As for the AM section, it is a cut above most AM tuners supplied on high fidelity components these days. Sensitivity measured 15 µ V as claimed, while signal-to-noise ratio (for a 1 mV input) reached 56 dB. Distortion, for 30 percent modulation, was 0.7 percent, and selectivity measured 32 dB. Other listed specifications were confirmed exactly. Calibration, for both AM and FM, was very precise from one end of the dial to the other, and center-of-channel meter indications corresponded very closely with minimum-distortion tuning points in FM.
Summary--Listening and Use Tests
Fortunately, we now have at least two high-quality FM signals in our New York area, and this gave us an opportunity to compare results using both bandwidth positions of this tuner.

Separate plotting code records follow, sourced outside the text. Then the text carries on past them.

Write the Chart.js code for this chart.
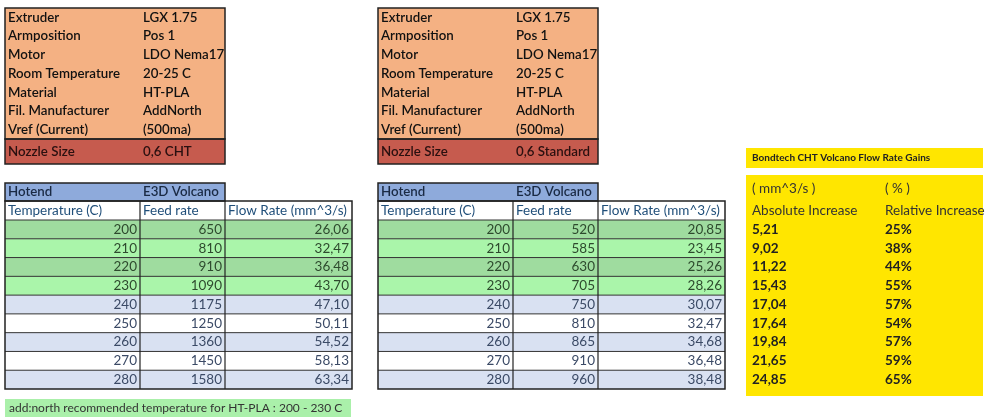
<!DOCTYPE html>
<html lang="en">
<head>
<meta charset="UTF-8">
<title>Bondtech CHT Volcano Flow Rate</title>
<script src="https://cdn.jsdelivr.net/npm/chart.js"></script>
<style>
  html, body { margin: 0; padding: 0; background: #fff; }
  #wrap { width: 985px; height: 420px; }
</style>
</head>
<body>
<div id="wrap"><canvas id="sheet"></canvas></div>
<script>
// spec tables
const specLabels = ['Extruder', 'Armposition', 'Motor', 'Room Temperature', 'Material', 'Fil. Manufacturer', 'Vref (Current)'];
const specValues = ['LGX 1.75', 'Pos 1', 'LDO Nema17', '20-25 C', 'HT-PLA', 'AddNorth', '(500ma)'];
const nozzleA = '0,6 CHT';
const nozzleB = '0,6 Standard';

// flow tables
const temps = [200, 210, 220, 230, 240, 250, 260, 270, 280];
const feedA = [650, 810, 910, 1090, 1175, 1250, 1360, 1450, 1580];
const flowA = ['26,06', '32,47', '36,48', '43,70', '47,10', '50,11', '54,52', '58,13', '63,34'];
const feedB = [520, 585, 630, 705, 750, 810, 865, 910, 960];
const flowB = ['20,85', '23,45', '25,26', '28,26', '30,07', '32,47', '34,68', '36,48', '38,48'];

// gains
const absInc = ['5,21', '9,02', '11,22', '15,43', '17,04', '17,64', '19,84', '21,65', '24,85'];
const relInc = ['25%', '38%', '44%', '55%', '57%', '54%', '57%', '59%', '65%'];

const rowFills = ['#9fdc9f', '#aaf5aa', '#9fdc9f', '#aaf5aa', '#d9e1f2', '#ffffff', '#d9e1f2', '#ffffff', '#d9e1f2'];
const FONT = 'Lato, "Open Sans", sans-serif';

const sheetPlugin = {
  id: 'sheet',
  afterDraw(chart) {
    const ctx = chart.ctx;
    const sx = chart.scales.x, sy = chart.scales.y;
    const px = v => sx.getPixelForValue(v);
    const py = v => sy.getPixelForValue(v);

    function rect(x0, y0, x1, y1, fill, stroke, lw) {
      ctx.save();
      if (fill) { ctx.fillStyle = fill; ctx.fillRect(px(x0), py(y0), px(x1) - px(x0), py(y1) - py(y0)); }
      if (stroke) { ctx.strokeStyle = stroke; ctx.lineWidth = lw || 1; ctx.strokeRect(px(x0), py(y0), px(x1) - px(x0), py(y1) - py(y0)); }
      ctx.restore();
    }
    function line(x0, y0, x1, y1, color, lw) {
      ctx.save();
      ctx.strokeStyle = color; ctx.lineWidth = lw || 1;
      ctx.beginPath(); ctx.moveTo(px(x0), py(y0)); ctx.lineTo(px(x1), py(y1)); ctx.stroke();
      ctx.restore();
    }
    function text(s, x, y, align, font, color) {
      ctx.save();
      ctx.font = font; ctx.fillStyle = color;
      ctx.textAlign = align; ctx.textBaseline = 'middle';
      ctx.fillText(String(s), px(x), py(y));
      ctx.restore();
    }

    const SPEC = '600 13.3px ' + FONT;
    const CELL = '13.5px ' + FONT;

    function block(dx, nozzle, feed, flow) {
      // spec box
      const rh = (139 - 8) / specLabels.length;
      rect(dx + 5, 8, dx + 225, 139, '#f4b183');
      specLabels.forEach((l, i) => {
        const y = 8 + rh * (i + 0.5);
        text(l, dx + 8, y, 'left', SPEC, '#111');
        text(specValues[i], dx + 143, y, 'left', SPEC, '#111');
      });
      rect(dx + 5, 139, dx + 225, 164, '#c65b4e');
      text('Nozzle Size', dx + 8, 152, 'left', SPEC, '#2a1010');
      text(nozzle, dx + 143, 152, 'left', SPEC, '#2a1010');
      rect(dx + 5, 8, dx + 225, 139, null, '#222', 1.5);
      rect(dx + 5, 139, dx + 225, 164, null, '#222', 1.5);

      // hotend row
      rect(dx + 5, 183, dx + 225, 201, '#8eaadb', '#222', 1.5);
      text('Hotend', dx + 8, 192, 'left', SPEC, '#1a2a44');
      text('E3D Volcano', dx + 143, 192, 'left', SPEC, '#1a2a44');

      // header row
      text('Temperature (C)', dx + 8, 211, 'left', CELL, '#1f4e79');
      text('Feed rate', dx + 143, 211, 'left', CELL, '#1f4e79');
      text('Flow Rate (mm^3/s)', dx + 228, 211, 'left', CELL, '#1f4e79');

      const top = 220, dh = (389 - 220) / temps.length;
      temps.forEach((t, i) => {
        const y0 = top + dh * i, y1 = y0 + dh;
        rect(dx + 5, y0, dx + 352, y1, rowFills[i]);
        line(dx + 5, y0, dx + 352, y0, '#333', 1);
        const ym = (y0 + y1) / 2;
        const c = i < 4 ? '#2e4a2e' : '#3b4a66';
        text(t, dx + 137, ym, 'right', CELL, c);
        text(feed[i], dx + 222, ym, 'right', CELL, c);
        text(flow[i], dx + 349, ym, 'right', CELL, c);
      });
      line(dx + 140, 201, dx + 140, 389, '#222', 1.2);
      line(dx + 225, 201, dx + 225, 389, '#222', 1.2);
      rect(dx + 5, 201, dx + 352, 389, null, '#222', 1.5);
    }

    block(0, nozzleA, feedA, flowA);
    block(373, nozzleB, feedB, flowB);

    // gains
    rect(746, 148, 983, 168, '#ffe600');
    text('Bondtech CHT Volcano Flow Rate Gains', 752, 158, 'left', 'bold 10px ' + FONT, '#222');
    rect(746, 175, 983, 396, '#ffe600');
    text('( mm^3/s )', 752, 189, 'left', CELL, '#333');
    text('( % )', 885, 189, 'left', CELL, '#333');
    text('Absolute Increase', 752, 211, 'left', CELL, '#333');
    text('Relative Increase', 885, 211, 'left', CELL, '#333');
    const dh = (389 - 220) / absInc.length;
    absInc.forEach((a, i) => {
      const ym = 220 + dh * (i + 0.5);
      text(a, 752, ym, 'left', 'bold 13.5px ' + FONT, '#222');
      text(relInc[i], 885, ym, 'left', 'bold 13.5px ' + FONT, '#222');
    });

    // footer
    rect(5, 399, 351, 417, '#aaf0aa');
    text('add:north recommended temperature for HT-PLA : 200 - 230 C', 9, 408, 'left', '12px ' + FONT, '#333');
  }
};

new Chart(document.getElementById('sheet').getContext('2d'), {
  type: 'scatter',
  data: { datasets: [{ data: [] }] },
  options: {
    responsive: true,
    maintainAspectRatio: false,
    animation: false,
    layout: { padding: 0 },
    plugins: { legend: { display: false }, tooltip: { enabled: false } },
    scales: {
      x: { type: 'linear', min: 0, max: 985, display: false },
      y: { type: 'linear', min: 0, max: 420, reverse: true, display: false }
    }
  },
  plugins: [sheetPlugin]
});
</script>
</body>
</html>
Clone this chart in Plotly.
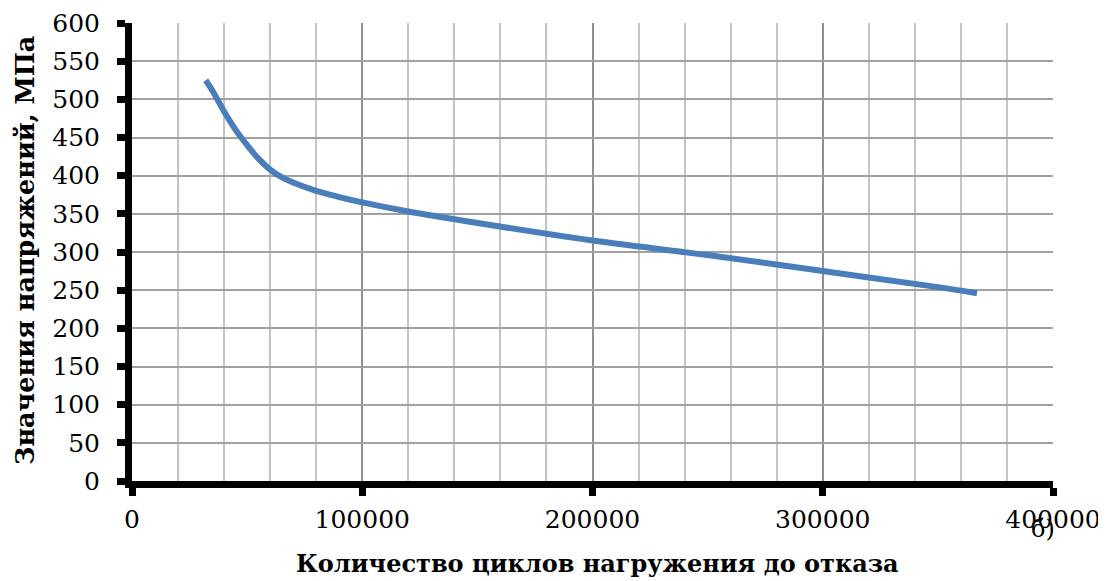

Yes, we could certainly detect a difference, with reception noticeably cleaner and crisper (in stereo) when using the wide setting. Sure enough, though, when we cruised through the frequency range from around 97.0 MHz to 100 mHz (where our dial is swarming with signals), we found it necessary to switch to the "narrow" position to avoid adjacent channel interference problems. It was as though this feature had been specifically included for our listening area and situation. Listeners in less crowded areas will, no doubt, favor the wide position for most of their listening.
If you do audition this tuner and find that you can't tell the difference between the two settings, chances are the quality of reception is being limited by the broadcaster rather than by the tuner. In short, while we feel that the "wide" position could have been made just a little less wide so that it could be used by more people more of the time (after all, a THD of 0.04 percent or 0.05 percent for all practical purposes would have been "just as good" as the fantastic 0.03 percent we measured), we certainly agree that this is the way a top quality tuner should be designed. It does, indeed, offer the "best of all possible" FM worlds, regardless of your particular area and signal conditions. At its relatively low price, it is bound to prove a favorite with those who take their FM listening seriously.